- _Stated task_
Scan the data below for the string "that". Show every line where it turns up.
=== Raw records ===
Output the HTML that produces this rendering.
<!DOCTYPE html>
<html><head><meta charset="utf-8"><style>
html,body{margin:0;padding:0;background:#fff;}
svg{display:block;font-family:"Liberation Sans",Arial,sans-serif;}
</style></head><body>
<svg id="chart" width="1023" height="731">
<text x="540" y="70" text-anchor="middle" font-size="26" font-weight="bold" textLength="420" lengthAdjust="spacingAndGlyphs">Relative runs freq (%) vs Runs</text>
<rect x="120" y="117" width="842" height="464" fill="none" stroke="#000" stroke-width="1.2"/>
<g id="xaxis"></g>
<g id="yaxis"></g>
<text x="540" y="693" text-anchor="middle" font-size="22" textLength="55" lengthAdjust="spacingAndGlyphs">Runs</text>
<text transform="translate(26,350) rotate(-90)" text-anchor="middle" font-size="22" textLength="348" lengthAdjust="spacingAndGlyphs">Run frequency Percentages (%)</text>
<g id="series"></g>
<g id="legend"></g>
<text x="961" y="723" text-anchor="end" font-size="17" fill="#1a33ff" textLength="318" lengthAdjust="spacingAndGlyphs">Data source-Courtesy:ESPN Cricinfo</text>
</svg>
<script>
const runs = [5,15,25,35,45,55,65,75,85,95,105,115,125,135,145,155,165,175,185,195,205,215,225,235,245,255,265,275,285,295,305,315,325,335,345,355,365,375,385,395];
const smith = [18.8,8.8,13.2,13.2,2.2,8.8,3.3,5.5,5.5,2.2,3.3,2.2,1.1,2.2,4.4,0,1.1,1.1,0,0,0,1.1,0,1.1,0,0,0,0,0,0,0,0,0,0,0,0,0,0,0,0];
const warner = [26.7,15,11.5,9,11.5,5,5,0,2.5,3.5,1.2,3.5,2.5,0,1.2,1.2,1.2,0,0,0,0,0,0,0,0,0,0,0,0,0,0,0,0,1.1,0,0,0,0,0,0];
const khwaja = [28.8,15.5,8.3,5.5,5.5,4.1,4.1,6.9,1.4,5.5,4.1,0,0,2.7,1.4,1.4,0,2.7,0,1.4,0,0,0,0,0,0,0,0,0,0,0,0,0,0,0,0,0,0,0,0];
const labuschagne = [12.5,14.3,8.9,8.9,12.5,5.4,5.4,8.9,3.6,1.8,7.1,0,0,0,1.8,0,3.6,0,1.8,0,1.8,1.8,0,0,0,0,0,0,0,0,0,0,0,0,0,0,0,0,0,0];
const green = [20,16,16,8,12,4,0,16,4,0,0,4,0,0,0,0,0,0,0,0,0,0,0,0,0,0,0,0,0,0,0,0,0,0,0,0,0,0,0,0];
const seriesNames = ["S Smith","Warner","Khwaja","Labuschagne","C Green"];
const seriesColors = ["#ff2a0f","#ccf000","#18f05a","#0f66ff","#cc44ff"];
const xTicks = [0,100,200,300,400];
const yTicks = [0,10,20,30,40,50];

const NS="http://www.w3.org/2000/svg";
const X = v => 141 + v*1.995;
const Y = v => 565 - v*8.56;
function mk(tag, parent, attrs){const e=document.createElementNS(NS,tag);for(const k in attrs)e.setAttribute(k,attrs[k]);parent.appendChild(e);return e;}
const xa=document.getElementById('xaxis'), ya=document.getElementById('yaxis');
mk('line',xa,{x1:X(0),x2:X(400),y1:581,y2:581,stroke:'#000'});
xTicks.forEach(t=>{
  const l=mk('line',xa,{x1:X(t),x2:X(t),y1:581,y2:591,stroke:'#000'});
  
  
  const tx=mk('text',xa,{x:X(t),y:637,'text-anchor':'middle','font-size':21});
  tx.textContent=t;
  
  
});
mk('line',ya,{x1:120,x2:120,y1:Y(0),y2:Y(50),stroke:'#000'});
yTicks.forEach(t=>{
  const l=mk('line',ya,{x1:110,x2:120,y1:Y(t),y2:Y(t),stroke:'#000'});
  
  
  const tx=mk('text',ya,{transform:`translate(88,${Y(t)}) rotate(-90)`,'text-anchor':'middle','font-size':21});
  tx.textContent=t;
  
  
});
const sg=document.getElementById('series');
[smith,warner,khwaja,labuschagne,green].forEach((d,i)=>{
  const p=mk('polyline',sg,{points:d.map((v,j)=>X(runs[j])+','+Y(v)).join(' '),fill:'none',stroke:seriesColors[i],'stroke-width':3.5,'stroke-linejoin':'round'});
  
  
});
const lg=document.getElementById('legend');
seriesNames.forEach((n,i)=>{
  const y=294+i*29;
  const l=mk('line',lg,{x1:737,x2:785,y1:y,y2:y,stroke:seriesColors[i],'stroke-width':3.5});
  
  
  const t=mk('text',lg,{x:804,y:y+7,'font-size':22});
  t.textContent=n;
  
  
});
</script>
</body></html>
===
=== Raw records ===
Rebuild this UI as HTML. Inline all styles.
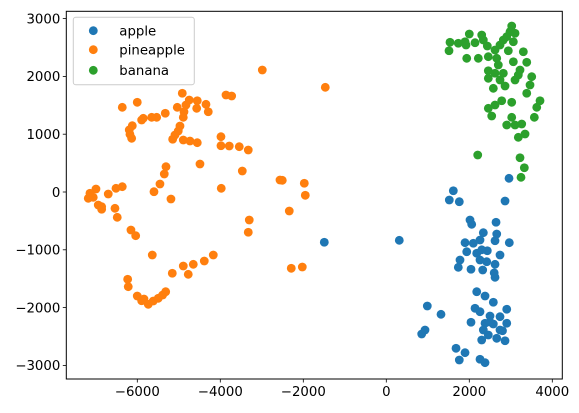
===
=== Raw records ===
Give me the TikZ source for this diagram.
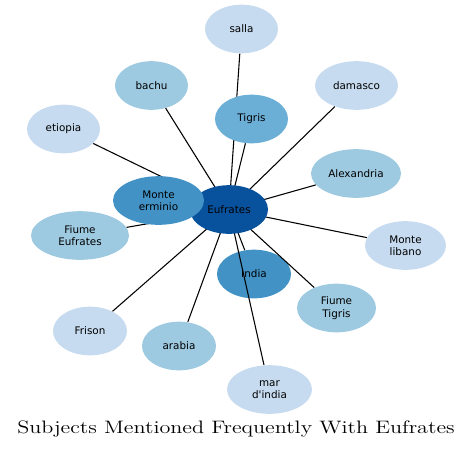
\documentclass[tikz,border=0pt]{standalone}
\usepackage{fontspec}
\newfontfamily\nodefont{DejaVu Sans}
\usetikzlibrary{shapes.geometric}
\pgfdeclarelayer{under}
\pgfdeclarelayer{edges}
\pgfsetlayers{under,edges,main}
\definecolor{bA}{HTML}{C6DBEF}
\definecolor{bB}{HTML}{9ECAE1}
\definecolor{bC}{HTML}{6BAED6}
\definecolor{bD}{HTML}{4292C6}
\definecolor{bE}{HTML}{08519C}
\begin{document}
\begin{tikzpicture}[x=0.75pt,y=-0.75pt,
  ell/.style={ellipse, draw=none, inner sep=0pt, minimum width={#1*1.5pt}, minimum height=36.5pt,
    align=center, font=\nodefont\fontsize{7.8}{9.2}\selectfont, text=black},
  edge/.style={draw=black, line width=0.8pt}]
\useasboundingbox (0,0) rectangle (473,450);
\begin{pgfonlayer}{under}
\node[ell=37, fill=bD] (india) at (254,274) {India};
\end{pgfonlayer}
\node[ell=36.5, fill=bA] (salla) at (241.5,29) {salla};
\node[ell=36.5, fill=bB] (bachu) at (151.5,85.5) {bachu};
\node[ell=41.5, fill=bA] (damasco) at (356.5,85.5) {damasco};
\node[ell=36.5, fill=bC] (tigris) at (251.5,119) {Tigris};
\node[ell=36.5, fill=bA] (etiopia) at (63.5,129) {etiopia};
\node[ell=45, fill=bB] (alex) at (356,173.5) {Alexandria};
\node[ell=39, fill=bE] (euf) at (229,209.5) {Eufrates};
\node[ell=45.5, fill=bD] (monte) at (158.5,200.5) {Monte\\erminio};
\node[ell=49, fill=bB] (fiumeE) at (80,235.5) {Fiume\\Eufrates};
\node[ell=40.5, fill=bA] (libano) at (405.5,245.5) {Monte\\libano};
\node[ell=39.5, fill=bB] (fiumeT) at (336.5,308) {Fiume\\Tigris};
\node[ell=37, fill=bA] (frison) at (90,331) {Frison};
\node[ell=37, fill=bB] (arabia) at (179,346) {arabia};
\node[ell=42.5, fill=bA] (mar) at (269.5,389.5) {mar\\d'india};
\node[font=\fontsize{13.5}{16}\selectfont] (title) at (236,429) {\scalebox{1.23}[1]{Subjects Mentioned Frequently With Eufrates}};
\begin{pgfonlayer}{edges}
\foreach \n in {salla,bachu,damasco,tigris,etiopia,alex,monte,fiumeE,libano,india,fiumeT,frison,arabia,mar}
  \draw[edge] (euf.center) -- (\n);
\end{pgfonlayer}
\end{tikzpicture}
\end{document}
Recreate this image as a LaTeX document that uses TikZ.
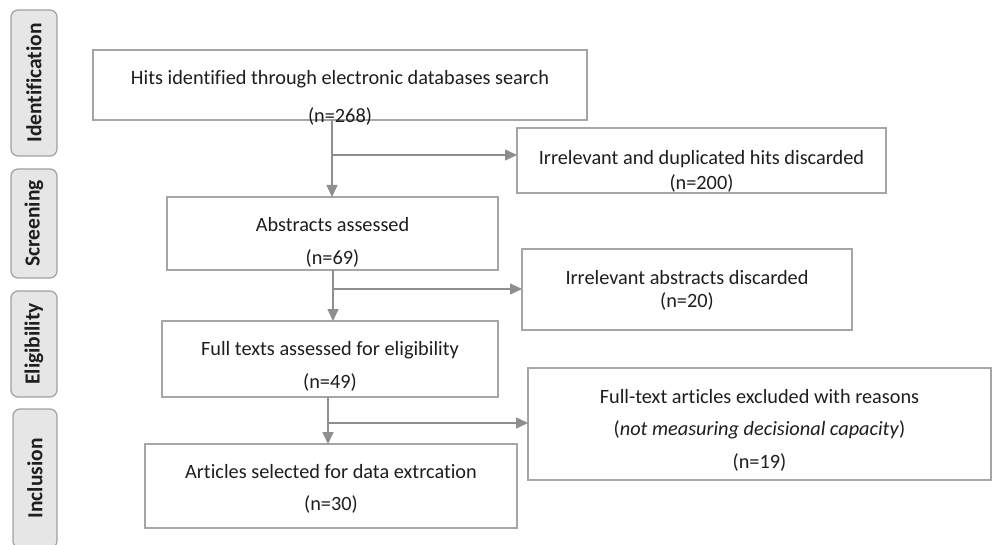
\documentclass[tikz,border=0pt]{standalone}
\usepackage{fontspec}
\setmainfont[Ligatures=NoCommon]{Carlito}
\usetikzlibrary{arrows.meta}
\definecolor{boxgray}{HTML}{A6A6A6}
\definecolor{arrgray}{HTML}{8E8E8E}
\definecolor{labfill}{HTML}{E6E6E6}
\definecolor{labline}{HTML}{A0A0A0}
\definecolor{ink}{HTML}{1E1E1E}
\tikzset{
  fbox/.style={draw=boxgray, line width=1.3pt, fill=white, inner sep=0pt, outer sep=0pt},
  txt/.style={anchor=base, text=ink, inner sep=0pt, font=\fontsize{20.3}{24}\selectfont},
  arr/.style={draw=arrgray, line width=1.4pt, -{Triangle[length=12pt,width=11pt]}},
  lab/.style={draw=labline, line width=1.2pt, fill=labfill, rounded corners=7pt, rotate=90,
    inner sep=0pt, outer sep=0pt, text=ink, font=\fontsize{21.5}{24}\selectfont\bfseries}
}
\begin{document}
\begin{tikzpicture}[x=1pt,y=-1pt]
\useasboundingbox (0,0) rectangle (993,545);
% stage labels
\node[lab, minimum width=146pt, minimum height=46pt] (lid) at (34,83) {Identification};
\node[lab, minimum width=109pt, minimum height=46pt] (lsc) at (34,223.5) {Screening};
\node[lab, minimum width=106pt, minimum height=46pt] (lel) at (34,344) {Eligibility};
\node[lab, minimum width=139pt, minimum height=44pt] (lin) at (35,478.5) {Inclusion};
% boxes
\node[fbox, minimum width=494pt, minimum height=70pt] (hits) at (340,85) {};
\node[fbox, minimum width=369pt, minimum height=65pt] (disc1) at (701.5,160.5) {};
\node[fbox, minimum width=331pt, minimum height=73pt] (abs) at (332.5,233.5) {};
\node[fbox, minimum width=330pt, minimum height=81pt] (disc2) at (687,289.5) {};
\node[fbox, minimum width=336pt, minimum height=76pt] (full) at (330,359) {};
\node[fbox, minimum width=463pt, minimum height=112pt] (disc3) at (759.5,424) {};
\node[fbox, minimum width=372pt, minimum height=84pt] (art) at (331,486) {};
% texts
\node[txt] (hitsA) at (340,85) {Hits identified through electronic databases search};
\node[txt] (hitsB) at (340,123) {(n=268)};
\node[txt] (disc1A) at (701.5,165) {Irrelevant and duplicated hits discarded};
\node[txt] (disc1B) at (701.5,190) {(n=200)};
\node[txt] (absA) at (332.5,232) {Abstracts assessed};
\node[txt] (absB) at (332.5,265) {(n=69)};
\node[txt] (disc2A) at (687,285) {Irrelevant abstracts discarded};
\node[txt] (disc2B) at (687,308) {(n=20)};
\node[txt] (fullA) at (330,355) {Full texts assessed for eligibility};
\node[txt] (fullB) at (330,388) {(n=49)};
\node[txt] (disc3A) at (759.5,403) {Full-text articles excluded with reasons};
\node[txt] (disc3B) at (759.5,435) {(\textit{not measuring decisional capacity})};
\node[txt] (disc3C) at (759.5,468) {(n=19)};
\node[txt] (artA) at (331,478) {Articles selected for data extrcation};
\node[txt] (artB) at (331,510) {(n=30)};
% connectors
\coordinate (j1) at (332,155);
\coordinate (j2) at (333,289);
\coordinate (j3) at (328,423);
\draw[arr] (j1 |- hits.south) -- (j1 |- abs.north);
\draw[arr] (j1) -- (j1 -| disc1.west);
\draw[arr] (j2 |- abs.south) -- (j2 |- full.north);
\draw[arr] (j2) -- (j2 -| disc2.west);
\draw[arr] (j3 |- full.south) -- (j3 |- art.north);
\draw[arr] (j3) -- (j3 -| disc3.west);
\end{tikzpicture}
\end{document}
===
- _Result of this exercise_
Output the HTML that produces this rendering.
Recreate this image as a LaTeX document that uses TikZ.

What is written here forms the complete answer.